If you are looking to brush up on your problem-solving ability, consider the following tips to boost your confidence and aid your decision-making.

Break a decision down into steps

According to FlexStudy, there are nine steps to a problem-solving process. An administrative professional must:

1.) Recognize an existing problem and acknowledge the possibility of a solution.

2.) Analyze the situation.

3.) Identify certain intangibles and worry points.

4.) Brainstorm for solutions.

5.) Gather expert opinions and compare them with the particular work environment.

6.) Choose a specific strategy.

7.) Devise a plan for strategy implementation.

8.) Execute said plan.

9.) Follow up and survey individuals to see how effective the solution was.

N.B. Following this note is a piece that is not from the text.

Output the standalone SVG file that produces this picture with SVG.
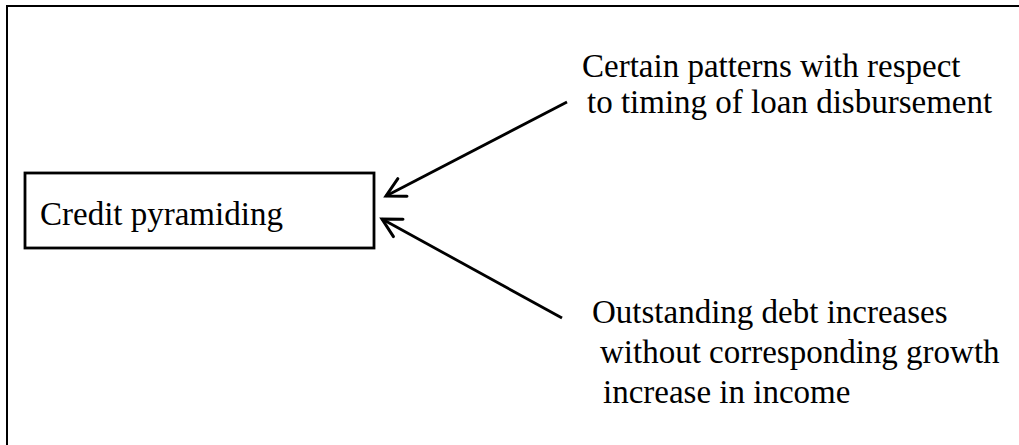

By adhering to these nine steps, any significant problem can be solved in a timely manner. In many cases, a situation might seem extraordinarily complex, but upon division into these phases, a simple solution might jump out immediately.

Decision-making

Once you have outlined a series of possible solutions, the tough part is making a confident decision. Sometimes, it can be like choosing between apples and oranges - both could lead to the same end product (satisfying hunger), but the way they taste is different.

The same can be said of an administrative problem. Perhaps you need to clear an executive's schedule on a certain day - what do you remove to make room for the additional event?

The key to decision-making is confidence, and this is true in any leadership profession. As the person "in charge," you will eventually have to take responsibility for your actions, and constantly second-guessing yourself will only lead to failure down the line. Therefore, you need to thoroughly research your decision beforehand so you'll remain confident as time passes.

Finally, remember that nobody is perfect. Napoleon made the mistake of invading Russia, and though he didn't learn from his mistakes, you will learn from yours. If you follow the aforementioned nine steps and remain confident, you'll be making critical, successful decisions in no time at all.